De film ‘Entre les Murs’ over een moeilijke banlieue school waarmee Laurent Cantet dit jaar de Palme d’Or in de wacht sleepte, haakt daarop in. Die film heb ik nu gezien,het is een aparte blog waard, heel goed en toch ambigu, een racist kan er de bevestiging van zijn vooroordelen in vinden, een idealist ziet alleen de positieve kanten en beiden komen onder de indruk van de inspanning en de frustratie van het leraarschap. Een 2e onderwijsfilm ‘Une Princesse à l’Ecole’, ook met amateurs gedraaid, is geïnspireerd op ‘La Princesse de Clèves’ de oermoeder van alle Europese romans (als men Heloïse en Abelard even buiten beschouwing laten) geschreven in XVIIe eeuwse prachttaal, de soberheid van het verhaal is de kracht van de boodschap, nu nog. Le film n’était pas à la hauteur.

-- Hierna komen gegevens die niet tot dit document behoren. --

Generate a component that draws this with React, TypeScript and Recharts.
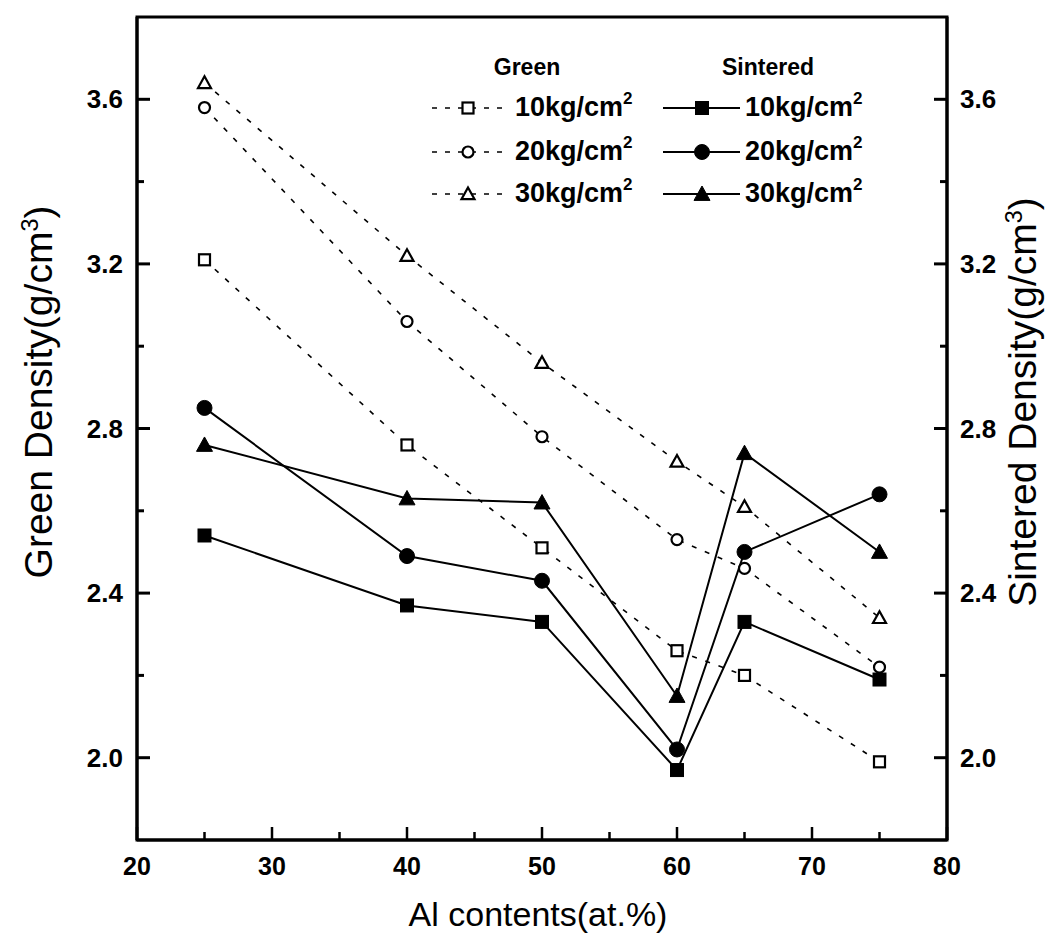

)* in 1894 waren het 1.338 uur gespreid over 223 dagen. Onder het ‘Front Populaire’ (1938/39) werd dat 1.128 uur over 188 dagen, de weigering van hoger loon voor onderwijzers werd ‘afgekocht’ met langere vacanties. De woensdagen waren altijd al vrij, impliciet om de jeugd van Christelijke families vrij te houden voor de catechisatie. In 1969 kwam de vrije zaterdagmiddag.

)** Buitenstaanders worden gevoed met hardnekkige vooroordelen (‘allemaal communisten’ e.d.), zo ook het idee dat het schoolritme van 7 weken werken, 2 weken vacantie ten gerieve van onderwijzers en leraren in de Parijse regio werd uitgevonden en theoretisch gefundeerd werd door gedienstige pedagogen. Het is waar dat de machtige vakbonden het behoorlijk bont maken: Beginnende leraren worden systematisch ingezet in de probleemscholen meestal in de buitenwijken, waar de ervaren krachten juist zo nodig zijn. De ‘turnover’ wat daar het gevolg van is, komt de kwaliteit en de stemming niet ten goede.